It is no surprise in this rapidly changing world that the behaviour of the workforce will change along with it. You had a job for life thirty years ago, now it can be as little as eight months. But has it gone too far the other way? Is it possible to make a mark with a company or even gain enough experience to move on to the next role in less than a year? What is the optimum time to stay in a job in today’s market and does the answer depend on how old you are?
In research conducted by YouGov, on behalf of The Institute of Leadership & Management, almost one in five (19%) new recruits are currently actively looking for a new role but this may be more because they are not happy with the way they are treated as a newbie rather than rapidly moving along a chosen career path. Trying to distinguish between the two is not easy but it is increasingly accepted that a job for life has now been consigned to the past.

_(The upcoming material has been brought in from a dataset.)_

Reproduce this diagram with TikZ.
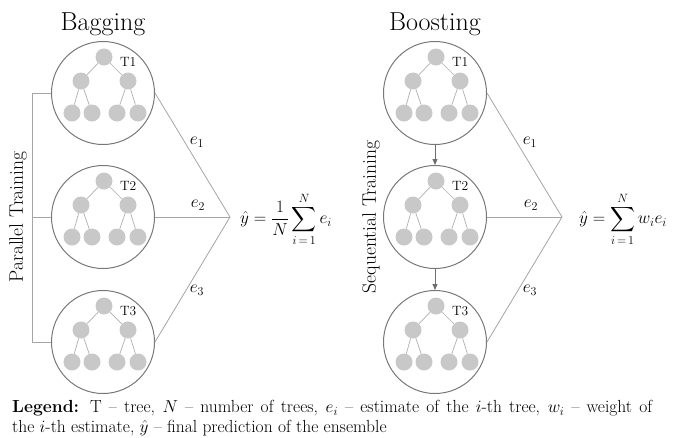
\documentclass[tikz,border=0pt]{standalone}
\usepackage{amsmath}
\usetikzlibrary{arrows.meta}
\definecolor{circ}{RGB}{120,120,120}
\definecolor{leaf}{RGB}{200,200,200}
\definecolor{edgec}{RGB}{175,175,175}
\definecolor{linkc}{RGB}{165,165,165}
\definecolor{arr}{RGB}{110,110,110}
\newcommand\mytree[4]{%
  \node[treecirc] (#1) at (#2,#3) {};
  \begin{scope}[shift={(#2,#3)}]
    \node[tn] (#1r) at (1,-36) {};
    \node[tn] (#1a) at (-22,-12) {};
    \node[tn] (#1b) at (25,-12) {};
    \node[tn] (#1c) at (-31,20) {};
    \node[tn] (#1d) at (-11,20) {};
    \node[tn] (#1e) at (14,20) {};
    \node[tn] (#1f) at (35,20) {};
    \node[tlabel] (#1l) at (17,-31) {#4};
  \end{scope}
  \draw[tedge] (#1r) -- (#1a);
  \draw[tedge] (#1r) -- (#1b);
  \draw[tedge] (#1a) -- (#1c);
  \draw[tedge] (#1a) -- (#1d);
  \draw[tedge] (#1b) -- (#1e);
  \draw[tedge] (#1b) -- (#1f);
}
\begin{document}
\begin{tikzpicture}[x=1pt,y=-1pt,
  treecirc/.style={circle,draw=circ,line width=1pt,minimum size=103pt,inner sep=0pt},
  tn/.style={circle,fill=leaf,minimum size=17pt,inner sep=0pt},
  tedge/.style={draw=edgec,line width=0.7pt},
  tlabel/.style={anchor=west,inner sep=0pt,font=\fontsize{13.5}{15}\selectfont},
  link/.style={draw=linkc,line width=0.8pt},
  brk/.style={draw=linkc,line width=0.9pt},
  seqarrow/.style={draw=arr,line width=0.9pt,-{Triangle[length=6pt,width=5pt]}},
  title/.style={font=\fontsize{26}{29}\selectfont,inner sep=0pt},
  side/.style={font=\fontsize{19.5}{21}\selectfont,rotate=90,inner sep=0pt},
  elabel/.style={font=\fontsize{17}{19}\selectfont,inner sep=0pt},
  formula/.style={font=\fontsize{18}{20}\selectfont,anchor=west,inner sep=0pt},
  legend/.style={font=\fontsize{17.5}{20}\selectfont,anchor=north west,inner sep=0pt,align=left}
]
\useasboundingbox (0,0) rectangle (683,437);

% Bagging
\node[title] (bagt) at (103,24) {Bagging};
\mytree{A1}{103}{93}{T1}
\mytree{A2}{103}{217}{T2}
\mytree{A3}{103}{342}{T3}
\coordinate (bk1) at (32,93);
\coordinate (bk3) at (32,342);
\coordinate (bk2) at (32,217);
\draw[brk] (A1.west) -- (bk1) -- (bk3) -- (A3.west);
\draw[brk] (bk2) -- (A2.west);
\node[side] (par) at (18,217) {Parallel Training};
\coordinate (bagp) at (230,217);
\draw[link] (A1.east) -- (bagp);
\draw[link] (A2.east) -- (bagp);
\draw[link] (A3.east) -- (bagp);
\node[elabel] (be1) at (197,142) {$e_1$};
\node[elabel] (be2) at (198,205) {$e_2$};
\node[elabel] (be3) at (197,290) {$e_3$};
\node[formula] (bagf) at (240,219) {$\displaystyle \hat{y} = \frac{1}{N}\sum_{i\,=\,1}^{N} e_i$};

% Boosting
\node[title] (boot) at (435,24) {Boosting};
\mytree{B1}{435}{93}{T1}
\mytree{B2}{435}{217}{T2}
\mytree{B3}{435}{342}{T3}
\draw[seqarrow] (B1.south) -- (B2.north);
\draw[seqarrow] (B2.south) -- (B3.north);
\node[side] (seq) at (371,217) {Sequential Training};
\coordinate (boop) at (562,217);
\draw[link] (B1.east) -- (boop);
\draw[link] (B2.east) -- (boop);
\draw[link] (B3.east) -- (boop);
\node[elabel] (oe1) at (530,142) {$e_1$};
\node[elabel] (oe2) at (531,205) {$e_2$};
\node[elabel] (oe3) at (530,290) {$e_3$};
\node[formula] (boof) at (579,219) {$\displaystyle \hat{y} = \sum_{i\,=\,1}^{N} w_i e_i$};

% Legend
\node[legend] (leg) at (12,400) {\makebox[640pt][s]{\textbf{Legend:} T -- tree, $N$ -- number of trees, $e_i$ -- estimate of the $i$-th tree, $w_i$ -- weight of}\\ the $i$-th estimate, $\hat{y}$ -- final prediction of the ensemble};
\end{tikzpicture}
\end{document}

According to Monster, job hopping is more acceptable and more common for employees in their 20s and 30s whereas those in their 40s and 50s tend to move less, being more established in their careers and they are closer to the generation where staying put was the norm.
Types of workers
Terina Allen has suggested that there are essentially 3 types of employee – the job hopper, the job clingers and the steady workers. It is perfectly acceptable to be any of these types or even change mid-career, if you are clear about why you’re in that group and what it might be doing for your career. You would be considered a job hopper if you work in a series of different jobs (at different companies) for 18 months or less. Steady employment is defined as working in a series of different jobs, for between two to four years or longer. Finally, job clinging is being at the same company for a period of five years or more with little to no change in title, job responsibilities or salary.
Job hopping is more acceptable in the current business climate but can vary between industries. What is acceptable and considered normal in one industry can be regarded with great suspicion in another. Platforms such as LinkedIn and Glassdoor can be valuable tools in researching your chosen profession and what the current job mobility rates are.
Career advancement or salary improvement are not the only reason people move jobs and redundancy has clearly paid a part in increased mobility in recent years. The carrot and stick career path is one that most people have experience of and the unavoidable job moves must be recorded on the CV in the same way as the career advancement ones. Gaps in a CV can be red flags as much as frequent moves; the key is to explain all anomalies.
There are two unexpected consequences of job hopping that should be taken into account when you’re contemplating your next career move, although as one is positive the other negative in financial terms, perhaps they balance one another out to a certain extent. The first is that you are far more likely to earn more in your career if you move jobs often than those that stay put and secondly, keeping track of your pension pot through multiple job moves can be very difficult.
According to Forbes.com those who remain in a job too long get paid 50% less than counterparts who leave and start anew role elsewhere. As a new starter, you are in a better position to negotiate a higher salary while those that stay put are subject to the annual pay rise and nothing more. In 2014, the average employee received a 1% pay rise while the average increase an employee receives for starting a new role is between 10% to 20%. That could add up to a significant sum over a working life time.
While the UK gets used to the new Workplace Pension rules while also adapting to increased job mobility, it is no surprise that pensions have become a thorn in the side for job hoppers. Over half (56%) of people recently surveyed have more than one pension pot and nearly one in ten have four or more – a figure which rises to one in four for those aged over 55.At the moment, the Department for Work and Pensions (DWP) estimate that there is £3bn sitting in lost pension pots but, with auto enrolment, this number could rise to a staggering £757bn.
Many workplace pensions only kick in after someone has been in the role for a year, so for job hoppers, moving on after a few years, there are potentially many small pension pots floating around and hard to keep track of. The new pension rules make it hard to transfer pensions from one employer to another because of extra charges and also companies prefer to pay into the same scheme for all their employees. Many younger workers are less concerned about their pension while retirement seems such a long way off so they may be in danger of ignoring the issue until it is too late to rectify the problem in later life.
A new report on behalf of LV= by PCP Market Research has revealed that employees today will work longer over their lifetime than their grandparents and earn less than their parents with the typical worker entering the UK labour market today having on average nine jobs and one complete career change, across 48 years of their working life.
In conclusion workforce mobility is increasing but still varies according to age and industry. When you consider the research by Payscale that only 13% of millennials (born between 1982 & 2002) believe that workers should stay in a job for at least 5 years while 41% of baby boomers (born between 1946 & 1964) do, the age gap variation is clear. And when 26% of millennials believe that you should only stay in a job for a year or less before moving on, maybe the trend is moving towards even more mobility in the future.
Perhaps the last word should be with Robin Chase, Founder of Zip Car reflecting on workforce mobility when he said “My dad had one job his whole life, I’ll have seven, and my kids will have seven jobs at the same time.”